Problem
Copy out exactly the lines spanning the line with "Emit a Python" to the line with "W, H = 958, 576", inclusive, from the data underneath, with no pictures.

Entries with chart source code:
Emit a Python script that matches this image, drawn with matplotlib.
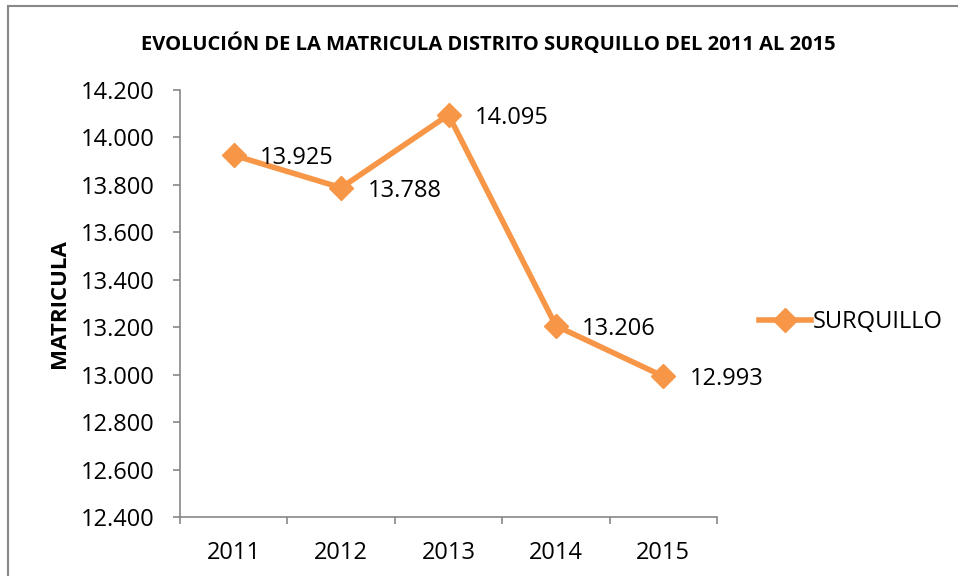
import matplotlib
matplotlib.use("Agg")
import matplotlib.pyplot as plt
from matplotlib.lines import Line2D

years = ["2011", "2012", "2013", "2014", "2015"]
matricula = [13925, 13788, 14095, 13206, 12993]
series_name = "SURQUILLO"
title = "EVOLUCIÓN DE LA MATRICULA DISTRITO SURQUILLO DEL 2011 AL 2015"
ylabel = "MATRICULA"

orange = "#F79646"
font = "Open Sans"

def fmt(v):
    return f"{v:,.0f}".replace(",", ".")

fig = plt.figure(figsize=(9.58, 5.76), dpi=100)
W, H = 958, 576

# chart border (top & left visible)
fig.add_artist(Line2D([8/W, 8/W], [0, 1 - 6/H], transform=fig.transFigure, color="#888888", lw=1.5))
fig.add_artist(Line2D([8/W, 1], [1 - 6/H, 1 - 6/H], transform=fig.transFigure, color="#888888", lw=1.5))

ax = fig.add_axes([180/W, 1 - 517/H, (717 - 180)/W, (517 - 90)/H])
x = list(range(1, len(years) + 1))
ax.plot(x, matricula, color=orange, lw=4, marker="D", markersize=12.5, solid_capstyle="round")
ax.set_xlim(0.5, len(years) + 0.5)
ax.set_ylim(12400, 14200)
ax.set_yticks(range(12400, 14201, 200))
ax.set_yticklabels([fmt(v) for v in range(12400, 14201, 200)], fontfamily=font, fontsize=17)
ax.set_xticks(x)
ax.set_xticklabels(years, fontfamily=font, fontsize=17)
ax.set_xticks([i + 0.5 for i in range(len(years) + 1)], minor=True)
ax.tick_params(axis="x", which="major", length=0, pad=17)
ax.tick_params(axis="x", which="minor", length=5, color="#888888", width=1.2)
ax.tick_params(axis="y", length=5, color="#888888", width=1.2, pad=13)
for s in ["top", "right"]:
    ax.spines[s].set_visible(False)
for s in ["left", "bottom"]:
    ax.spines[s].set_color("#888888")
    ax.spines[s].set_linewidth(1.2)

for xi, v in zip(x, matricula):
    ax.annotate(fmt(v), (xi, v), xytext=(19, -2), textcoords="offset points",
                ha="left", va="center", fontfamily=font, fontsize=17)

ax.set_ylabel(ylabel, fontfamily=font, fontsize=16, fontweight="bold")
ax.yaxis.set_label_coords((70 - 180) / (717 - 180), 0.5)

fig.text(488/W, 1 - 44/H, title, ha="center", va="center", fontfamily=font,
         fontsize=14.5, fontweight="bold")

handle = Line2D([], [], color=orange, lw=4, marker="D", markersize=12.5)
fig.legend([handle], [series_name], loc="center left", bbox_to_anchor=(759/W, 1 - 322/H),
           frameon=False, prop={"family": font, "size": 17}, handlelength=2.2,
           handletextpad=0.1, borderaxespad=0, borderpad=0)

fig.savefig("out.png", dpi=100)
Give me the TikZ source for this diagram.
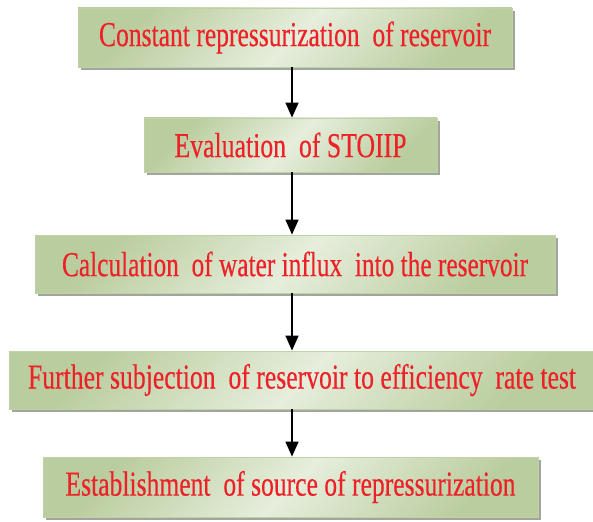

==

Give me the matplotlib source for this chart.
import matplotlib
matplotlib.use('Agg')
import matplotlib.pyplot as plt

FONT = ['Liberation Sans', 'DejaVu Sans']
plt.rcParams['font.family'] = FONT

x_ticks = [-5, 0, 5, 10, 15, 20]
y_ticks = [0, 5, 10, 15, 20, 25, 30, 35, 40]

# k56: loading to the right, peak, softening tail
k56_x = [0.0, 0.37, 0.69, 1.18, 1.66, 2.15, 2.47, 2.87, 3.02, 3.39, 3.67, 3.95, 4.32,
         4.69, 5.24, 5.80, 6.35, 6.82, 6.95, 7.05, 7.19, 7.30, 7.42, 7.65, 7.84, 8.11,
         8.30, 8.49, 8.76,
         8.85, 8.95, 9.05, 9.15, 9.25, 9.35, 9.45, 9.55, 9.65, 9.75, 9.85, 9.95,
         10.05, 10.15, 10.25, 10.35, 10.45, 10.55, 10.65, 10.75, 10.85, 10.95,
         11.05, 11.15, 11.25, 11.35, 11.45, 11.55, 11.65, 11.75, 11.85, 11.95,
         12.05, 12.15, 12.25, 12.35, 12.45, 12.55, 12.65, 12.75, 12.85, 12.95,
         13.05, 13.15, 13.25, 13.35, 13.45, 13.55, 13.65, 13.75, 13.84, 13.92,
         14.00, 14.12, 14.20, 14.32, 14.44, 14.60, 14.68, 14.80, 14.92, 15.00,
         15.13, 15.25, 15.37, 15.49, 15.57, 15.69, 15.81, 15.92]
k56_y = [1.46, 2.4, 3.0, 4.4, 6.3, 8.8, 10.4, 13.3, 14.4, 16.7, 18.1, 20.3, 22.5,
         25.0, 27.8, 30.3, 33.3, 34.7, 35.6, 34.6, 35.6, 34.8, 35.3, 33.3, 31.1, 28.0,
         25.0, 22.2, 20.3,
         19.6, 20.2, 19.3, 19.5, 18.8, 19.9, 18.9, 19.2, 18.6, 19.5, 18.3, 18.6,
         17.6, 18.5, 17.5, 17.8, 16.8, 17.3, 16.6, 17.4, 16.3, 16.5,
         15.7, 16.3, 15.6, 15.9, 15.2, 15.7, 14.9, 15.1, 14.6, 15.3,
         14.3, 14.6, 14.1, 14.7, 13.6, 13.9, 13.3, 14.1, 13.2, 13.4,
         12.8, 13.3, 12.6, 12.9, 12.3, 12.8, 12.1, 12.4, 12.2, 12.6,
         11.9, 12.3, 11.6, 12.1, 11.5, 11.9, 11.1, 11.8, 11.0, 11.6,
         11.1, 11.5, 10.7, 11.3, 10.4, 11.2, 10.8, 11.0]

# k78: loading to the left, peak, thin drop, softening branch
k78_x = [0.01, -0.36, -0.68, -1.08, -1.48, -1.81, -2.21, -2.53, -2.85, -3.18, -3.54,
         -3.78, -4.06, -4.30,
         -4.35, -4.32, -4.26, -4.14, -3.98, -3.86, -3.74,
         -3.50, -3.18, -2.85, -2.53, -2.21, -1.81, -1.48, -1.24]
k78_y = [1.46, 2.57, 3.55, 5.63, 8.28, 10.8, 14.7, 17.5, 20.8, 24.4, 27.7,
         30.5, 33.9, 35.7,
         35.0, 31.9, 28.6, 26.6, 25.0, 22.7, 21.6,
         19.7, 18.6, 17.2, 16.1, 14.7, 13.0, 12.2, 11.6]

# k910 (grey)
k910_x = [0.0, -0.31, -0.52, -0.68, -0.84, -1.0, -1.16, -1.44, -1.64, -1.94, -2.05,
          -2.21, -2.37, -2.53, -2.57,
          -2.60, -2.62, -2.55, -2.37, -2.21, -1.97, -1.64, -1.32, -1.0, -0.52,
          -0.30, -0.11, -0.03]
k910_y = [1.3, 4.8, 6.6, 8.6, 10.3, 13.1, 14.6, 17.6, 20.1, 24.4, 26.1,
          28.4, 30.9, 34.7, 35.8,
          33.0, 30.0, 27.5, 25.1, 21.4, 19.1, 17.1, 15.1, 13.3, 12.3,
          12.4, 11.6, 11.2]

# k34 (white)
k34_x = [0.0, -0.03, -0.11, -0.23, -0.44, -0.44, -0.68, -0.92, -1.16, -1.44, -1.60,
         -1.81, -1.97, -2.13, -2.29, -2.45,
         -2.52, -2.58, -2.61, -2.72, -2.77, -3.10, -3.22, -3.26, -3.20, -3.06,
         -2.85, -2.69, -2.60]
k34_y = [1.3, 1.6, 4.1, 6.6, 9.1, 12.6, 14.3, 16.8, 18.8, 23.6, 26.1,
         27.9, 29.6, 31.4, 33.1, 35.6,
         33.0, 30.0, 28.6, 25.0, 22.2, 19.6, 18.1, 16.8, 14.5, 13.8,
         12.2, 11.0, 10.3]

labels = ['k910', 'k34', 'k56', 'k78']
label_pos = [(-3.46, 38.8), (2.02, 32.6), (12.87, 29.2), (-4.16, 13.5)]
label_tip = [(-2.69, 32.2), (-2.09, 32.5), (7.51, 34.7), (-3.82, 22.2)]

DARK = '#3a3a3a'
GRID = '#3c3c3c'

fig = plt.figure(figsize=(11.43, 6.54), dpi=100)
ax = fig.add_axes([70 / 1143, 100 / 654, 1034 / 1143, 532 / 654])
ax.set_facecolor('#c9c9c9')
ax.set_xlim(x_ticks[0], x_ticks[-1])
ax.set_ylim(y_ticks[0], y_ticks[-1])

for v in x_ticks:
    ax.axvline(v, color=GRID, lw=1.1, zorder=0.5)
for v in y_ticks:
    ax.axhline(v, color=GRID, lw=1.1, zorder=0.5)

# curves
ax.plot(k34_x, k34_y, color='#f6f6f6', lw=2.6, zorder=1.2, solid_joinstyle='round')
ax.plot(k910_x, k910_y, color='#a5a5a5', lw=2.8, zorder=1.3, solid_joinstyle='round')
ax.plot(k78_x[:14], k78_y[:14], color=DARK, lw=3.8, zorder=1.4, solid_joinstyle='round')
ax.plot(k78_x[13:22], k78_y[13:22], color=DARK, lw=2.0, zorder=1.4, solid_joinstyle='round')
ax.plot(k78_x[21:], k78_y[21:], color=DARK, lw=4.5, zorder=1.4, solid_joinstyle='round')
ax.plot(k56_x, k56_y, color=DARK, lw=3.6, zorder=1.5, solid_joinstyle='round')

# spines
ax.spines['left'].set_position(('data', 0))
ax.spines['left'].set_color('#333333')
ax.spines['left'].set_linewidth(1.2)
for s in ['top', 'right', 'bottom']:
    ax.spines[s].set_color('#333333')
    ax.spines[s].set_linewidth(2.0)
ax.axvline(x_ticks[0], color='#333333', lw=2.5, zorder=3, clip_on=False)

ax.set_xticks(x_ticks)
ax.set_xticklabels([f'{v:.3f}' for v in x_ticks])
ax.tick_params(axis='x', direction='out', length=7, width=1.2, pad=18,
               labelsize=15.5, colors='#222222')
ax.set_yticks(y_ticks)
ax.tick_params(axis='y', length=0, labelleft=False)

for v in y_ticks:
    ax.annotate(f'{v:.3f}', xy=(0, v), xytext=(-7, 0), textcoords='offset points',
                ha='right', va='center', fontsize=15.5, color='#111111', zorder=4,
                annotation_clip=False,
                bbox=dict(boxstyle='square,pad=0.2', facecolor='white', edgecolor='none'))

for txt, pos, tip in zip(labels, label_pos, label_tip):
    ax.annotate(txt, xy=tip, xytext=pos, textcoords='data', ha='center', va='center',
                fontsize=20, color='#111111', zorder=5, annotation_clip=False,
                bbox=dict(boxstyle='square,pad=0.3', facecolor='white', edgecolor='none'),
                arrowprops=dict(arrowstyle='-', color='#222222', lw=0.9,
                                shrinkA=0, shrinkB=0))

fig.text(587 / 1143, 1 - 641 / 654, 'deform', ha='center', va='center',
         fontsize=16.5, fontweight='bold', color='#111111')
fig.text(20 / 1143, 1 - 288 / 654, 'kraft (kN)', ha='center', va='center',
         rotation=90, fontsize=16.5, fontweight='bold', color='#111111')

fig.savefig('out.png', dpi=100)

Solution
Emit a Python script that matches this image, drawn with matplotlib.
import matplotlib
matplotlib.use("Agg")
import matplotlib.pyplot as plt
from matplotlib.lines import Line2D

years = ["2011", "2012", "2013", "2014", "2015"]
matricula = [13925, 13788, 14095, 13206, 12993]
series_name = "SURQUILLO"
title = "EVOLUCIÓN DE LA MATRICULA DISTRITO SURQUILLO DEL 2011 AL 2015"
ylabel = "MATRICULA"

orange = "#F79646"
font = "Open Sans"

def fmt(v):
    return f"{v:,.0f}".replace(",", ".")

fig = plt.figure(figsize=(9.58, 5.76), dpi=100)
W, H = 958, 576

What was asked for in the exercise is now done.